> **STATED EXERCISE**: Provide an exact copy of the data, excluding the images.

> **RECORDED DATA**:

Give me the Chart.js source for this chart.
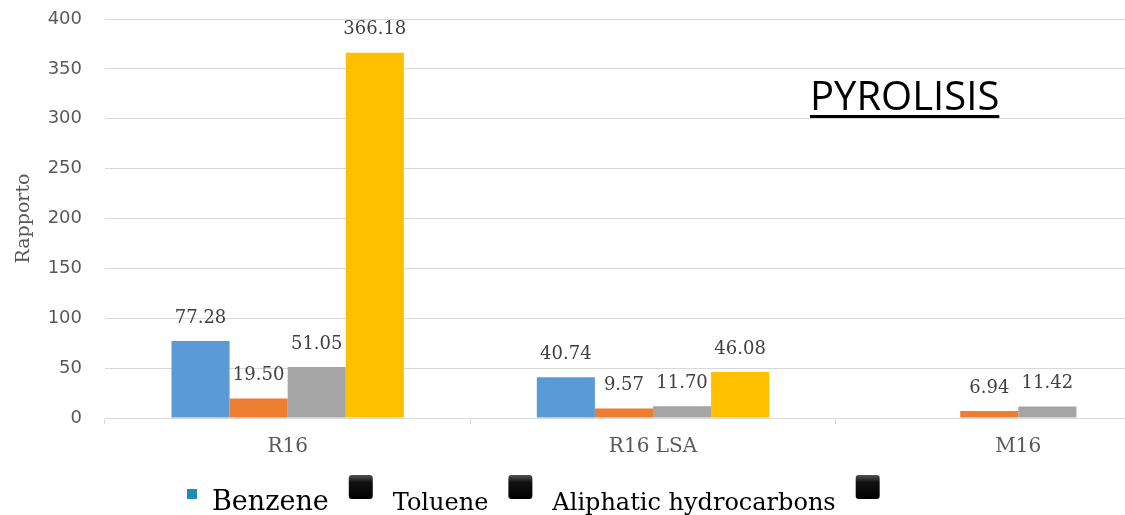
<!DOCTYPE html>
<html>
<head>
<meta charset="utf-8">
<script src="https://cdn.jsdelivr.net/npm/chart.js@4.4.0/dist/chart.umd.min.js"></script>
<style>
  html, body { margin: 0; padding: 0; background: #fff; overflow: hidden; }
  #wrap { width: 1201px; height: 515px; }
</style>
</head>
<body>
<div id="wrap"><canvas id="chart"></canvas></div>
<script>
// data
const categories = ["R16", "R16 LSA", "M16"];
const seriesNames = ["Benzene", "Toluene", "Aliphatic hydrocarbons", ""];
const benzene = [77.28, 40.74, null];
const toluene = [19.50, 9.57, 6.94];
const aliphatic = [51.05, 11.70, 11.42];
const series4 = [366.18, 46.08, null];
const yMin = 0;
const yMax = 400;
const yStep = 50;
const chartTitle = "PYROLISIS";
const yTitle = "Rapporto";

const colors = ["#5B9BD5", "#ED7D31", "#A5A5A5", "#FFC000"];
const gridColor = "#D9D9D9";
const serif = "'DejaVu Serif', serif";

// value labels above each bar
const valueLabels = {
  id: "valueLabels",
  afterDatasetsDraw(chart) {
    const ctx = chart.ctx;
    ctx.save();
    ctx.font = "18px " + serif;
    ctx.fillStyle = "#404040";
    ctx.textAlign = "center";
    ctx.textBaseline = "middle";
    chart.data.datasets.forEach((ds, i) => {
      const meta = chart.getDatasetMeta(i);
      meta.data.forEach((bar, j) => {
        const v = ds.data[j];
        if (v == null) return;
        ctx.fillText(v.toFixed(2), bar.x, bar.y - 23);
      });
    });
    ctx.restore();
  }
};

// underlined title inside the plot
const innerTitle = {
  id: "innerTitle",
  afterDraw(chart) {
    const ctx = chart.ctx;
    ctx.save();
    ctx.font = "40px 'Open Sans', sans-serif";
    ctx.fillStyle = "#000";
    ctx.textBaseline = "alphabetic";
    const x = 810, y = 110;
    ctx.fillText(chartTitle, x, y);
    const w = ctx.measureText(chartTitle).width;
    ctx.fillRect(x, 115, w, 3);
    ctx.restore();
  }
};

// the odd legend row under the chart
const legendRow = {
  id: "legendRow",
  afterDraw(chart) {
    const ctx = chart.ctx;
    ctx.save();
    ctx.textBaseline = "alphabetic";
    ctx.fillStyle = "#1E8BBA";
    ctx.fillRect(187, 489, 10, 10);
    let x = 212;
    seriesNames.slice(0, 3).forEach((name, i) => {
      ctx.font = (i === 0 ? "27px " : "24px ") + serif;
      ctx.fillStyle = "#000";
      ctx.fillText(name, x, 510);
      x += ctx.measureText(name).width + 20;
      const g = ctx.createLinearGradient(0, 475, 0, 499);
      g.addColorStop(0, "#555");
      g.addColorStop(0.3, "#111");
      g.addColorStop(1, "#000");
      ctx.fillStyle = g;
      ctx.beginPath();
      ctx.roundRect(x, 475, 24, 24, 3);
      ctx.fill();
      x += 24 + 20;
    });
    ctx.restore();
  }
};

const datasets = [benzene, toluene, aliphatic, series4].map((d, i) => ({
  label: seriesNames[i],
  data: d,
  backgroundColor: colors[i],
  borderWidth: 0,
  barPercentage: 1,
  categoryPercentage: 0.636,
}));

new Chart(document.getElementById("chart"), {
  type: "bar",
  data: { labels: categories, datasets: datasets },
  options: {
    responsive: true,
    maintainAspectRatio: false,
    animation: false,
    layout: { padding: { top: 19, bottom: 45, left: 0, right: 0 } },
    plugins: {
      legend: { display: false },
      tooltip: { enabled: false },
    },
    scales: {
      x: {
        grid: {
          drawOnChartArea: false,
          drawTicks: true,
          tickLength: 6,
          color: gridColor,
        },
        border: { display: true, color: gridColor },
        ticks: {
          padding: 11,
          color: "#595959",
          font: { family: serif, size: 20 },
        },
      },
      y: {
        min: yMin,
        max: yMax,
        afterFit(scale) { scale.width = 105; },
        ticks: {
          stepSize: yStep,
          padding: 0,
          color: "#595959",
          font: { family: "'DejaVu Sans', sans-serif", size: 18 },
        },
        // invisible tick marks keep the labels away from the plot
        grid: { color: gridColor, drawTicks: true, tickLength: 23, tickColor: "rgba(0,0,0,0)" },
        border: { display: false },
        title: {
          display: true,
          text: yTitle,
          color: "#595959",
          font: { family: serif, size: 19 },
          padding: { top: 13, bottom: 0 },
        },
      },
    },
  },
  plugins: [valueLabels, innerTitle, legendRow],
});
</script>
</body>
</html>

> **THE REPLY**:
Give me the Chart.js source for this chart.
<!DOCTYPE html>
<html>
<head>
<meta charset="utf-8">
<script src="https://cdn.jsdelivr.net/npm/chart.js@4.4.0/dist/chart.umd.min.js"></script>
<style>
  html, body { margin: 0; padding: 0; background: #fff; overflow: hidden; }
  #wrap { width: 1201px; height: 515px; }
</style>
</head>
<body>
<div id="wrap"><canvas id="chart"></canvas></div>
<script>
// data
const categories = ["R16", "R16 LSA", "M16"];
const seriesNames = ["Benzene", "Toluene", "Aliphatic hydrocarbons", ""];
const benzene = [77.28, 40.74, null];
const toluene = [19.50, 9.57, 6.94];
const aliphatic = [51.05, 11.70, 11.42];
const series4 = [366.18, 46.08, null];
const yMin = 0;
const yMax = 400;
const yStep = 50;
const chartTitle = "PYROLISIS";
const yTitle = "Rapporto";

const colors = ["#5B9BD5", "#ED7D31", "#A5A5A5", "#FFC000"];
const gridColor = "#D9D9D9";
const serif = "'DejaVu Serif', serif";

// value labels above each bar
const valueLabels = {
  id: "valueLabels",
  afterDatasetsDraw(chart) {
    const ctx = chart.ctx;
    ctx.save();
    ctx.font = "18px " + serif;
    ctx.fillStyle = "#404040";
    ctx.textAlign = "center";
    ctx.textBaseline = "middle";
    chart.data.datasets.forEach((ds, i) => {
      const meta = chart.getDatasetMeta(i);
      meta.data.forEach((bar, j) => {
        const v = ds.data[j];
        if (v == null) return;
        ctx.fillText(v.toFixed(2), bar.x, bar.y - 23);
      });
    });
    ctx.restore();
  }
};

// underlined title inside the plot
const innerTitle = {
  id: "innerTitle",
  afterDraw(chart) {
    const ctx = chart.ctx;
    ctx.save();
    ctx.font = "40px 'Open Sans', sans-serif";
    ctx.fillStyle = "#000";
    ctx.textBaseline = "alphabetic";
    const x = 810, y = 110;
    ctx.fillText(chartTitle, x, y);
    const w = ctx.measureText(chartTitle).width;
    ctx.fillRect(x, 115, w, 3);
    ctx.restore();
  }
};

// the odd legend row under the chart
const legendRow = {
  id: "legendRow",
  afterDraw(chart) {
    const ctx = chart.ctx;
    ctx.save();
    ctx.textBaseline = "alphabetic";
    ctx.fillStyle = "#1E8BBA";
    ctx.fillRect(187, 489, 10, 10);
    let x = 212;
    seriesNames.slice(0, 3).forEach((name, i) => {
      ctx.font = (i === 0 ? "27px " : "24px ") + serif;
      ctx.fillStyle = "#000";
      ctx.fillText(name, x, 510);
      x += ctx.measureText(name).width + 20;
      const g = ctx.createLinearGradient(0, 475, 0, 499);
      g.addColorStop(0, "#555");
      g.addColorStop(0.3, "#111");
      g.addColorStop(1, "#000");
      ctx.fillStyle = g;
      ctx.beginPath();
      ctx.roundRect(x, 475, 24, 24, 3);
      ctx.fill();
      x += 24 + 20;
    });
    ctx.restore();
  }
};

const datasets = [benzene, toluene, aliphatic, series4].map((d, i) => ({
  label: seriesNames[i],
  data: d,
  backgroundColor: colors[i],
  borderWidth: 0,
  barPercentage: 1,
  categoryPercentage: 0.636,
}));

new Chart(document.getElementById("chart"), {
  type: "bar",
  data: { labels: categories, datasets: datasets },
  options: {
    responsive: true,
    maintainAspectRatio: false,
    animation: false,
    layout: { padding: { top: 19, bottom: 45, left: 0, right: 0 } },
    plugins: {
      legend: { display: false },
      tooltip: { enabled: false },
    },
    scales: {
      x: {
        grid: {
          drawOnChartArea: false,
          drawTicks: true,
          tickLength: 6,
          color: gridColor,
        },
        border: { display: true, color: gridColor },
        ticks: {
          padding: 11,
          color: "#595959",
          font: { family: serif, size: 20 },
        },
      },
      y: {
        min: yMin,
        max: yMax,
        afterFit(scale) { scale.width = 105; },
        ticks: {
          stepSize: yStep,
          padding: 0,
          color: "#595959",
          font: { family: "'DejaVu Sans', sans-serif", size: 18 },
        },
        // invisible tick marks keep the labels away from the plot
        grid: { color: gridColor, drawTicks: true, tickLength: 23, tickColor: "rgba(0,0,0,0)" },
        border: { display: false },
        title: {
          display: true,
          text: yTitle,
          color: "#595959",
          font: { family: serif, size: 19 },
          padding: { top: 13, bottom: 0 },
        },
      },
    },
  },
  plugins: [valueLabels, innerTitle, legendRow],
});
</script>
</body>
</html>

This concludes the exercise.